After all, what is an English garden without the aesthetic flurry of activity provided by these airborne performers? Those who provide the most entertainment should be given the most reward.

Wednesday 15 December 2010

It's Christmas?


BEING LOCKED AWAY with a glass of port and a slice of game pie, like some exiled club bore (sans tweed), is a synecdoche for the main benefits of the yuletide season; libation and gluttony. In one’s own company Christmas is a time of peace and quiet sanctuary. Suffice to say that this is an idyll have I yet to enjoy. As when you add practically anyone else to the equation, even people you like (not to mention those whose company you are forced to endure only at this time of year), the burden of enforced jollity and having to hold back on the gin is enough to break the spirits of the most persistent caroller.

Speaking of which, I am lucky enough to live beyond the boundaries of several high-security fences and starved packs of attack dogs, and thus I can avoid a pack of yobs mumbling the first verse of ‘We Wish You a Merry Christmas’ – which they begin to ‘sing’ only after you have opened the front door (entrapment). But it doesn’t end there. Wall-to-wall guilt-trippingly tearful charity ads? Ruined ‘Uncle Buck’. Free sample of M&S mince pie, sir? Using more sawdust than last year, I see. E-card of a family I’ve never met from a person I can’t stand? Why do I even have a junk mail filter?
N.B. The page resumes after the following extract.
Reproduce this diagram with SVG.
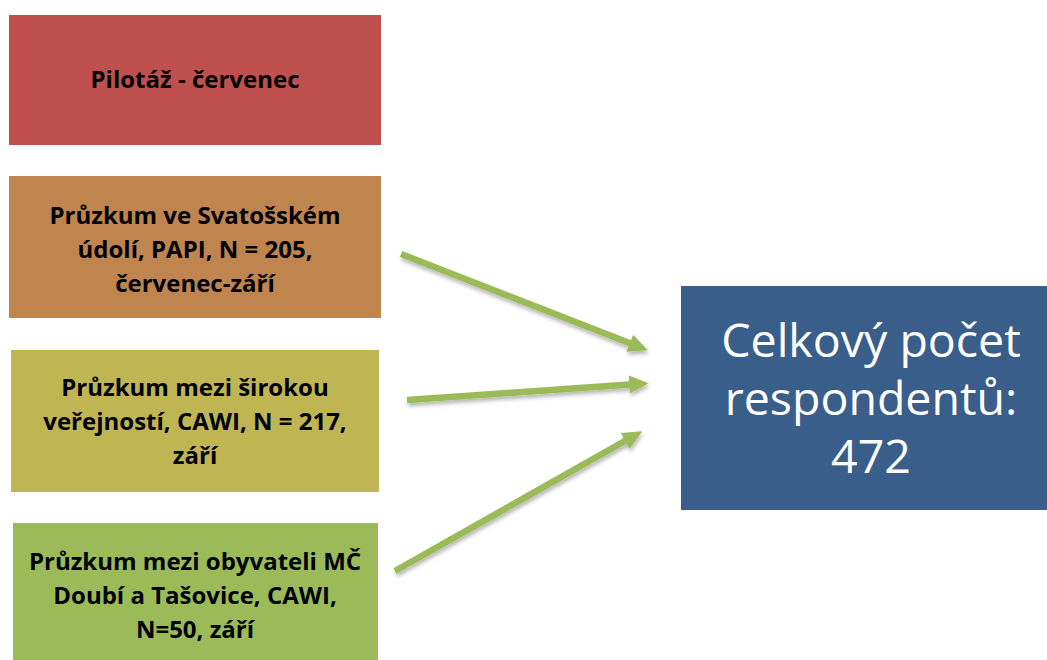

All of these, however, I almost gladly submit myself to, thanking the spirits of Christmas, when I realise with bile-fizzing relief that I don’t have to suffer the annual hardships that many millions of people across the globe surely must experience in the form of the office Christmas party. Not belonging to any such organisation (though Will Self does provide a solitary alternative) I have never joined a conga-line around the desks, photocopied my intimate parts, thrown up on my boss (or vice versa) or a potentially reputation-ruiningly bad tryst with the-blonde-from-accounts. Some people would yell ‘bah humbug’ at me or call me a ‘Grinch’ for such unseasonable misanthropy – but let them jeer; let bad gifts and unwanted relatives come – for I am one of the sainted few who can hold their heads up high safe in the knowledge that, no, we did not have any Lambrini with that new temp under the desk.

Friday 3 December 2010

Snow danger


AS I was thawing out the butter the other morning I overheard that British motorists are once again under the cosh of John Law: a £60 on-the-spot fine for anyone caught with snow on their car’s roof. The radix malorum? An attempt to stop any snow coming off said roof during transit and hitting cyclists.

Two questions come to mind: why are cyclists peddling about in the snow and why aren’t our sensible motorists being rewarded for causing them harm? This obviously opens the floodgates to a terrible litany of snow-related litigation and bureaucracy; postmen suing when, after taking receipt of a package, your closing the door displaces the snow above the portico, health and safety nuts coming around assessing the risk of our icicles and, of course, squirrels prosecuting you when they slip off the roof.

Furthermore, I have no doubt that the benefit-seeking classes will flock to their stolen bicycles in their thousands, desperately hounding some poor soul with snow on his car until, upon his accelerating away, he gives them the necessary pelt of snow so they can hit the speed-dial to a waiting meretricious no-win-no-fee shyster.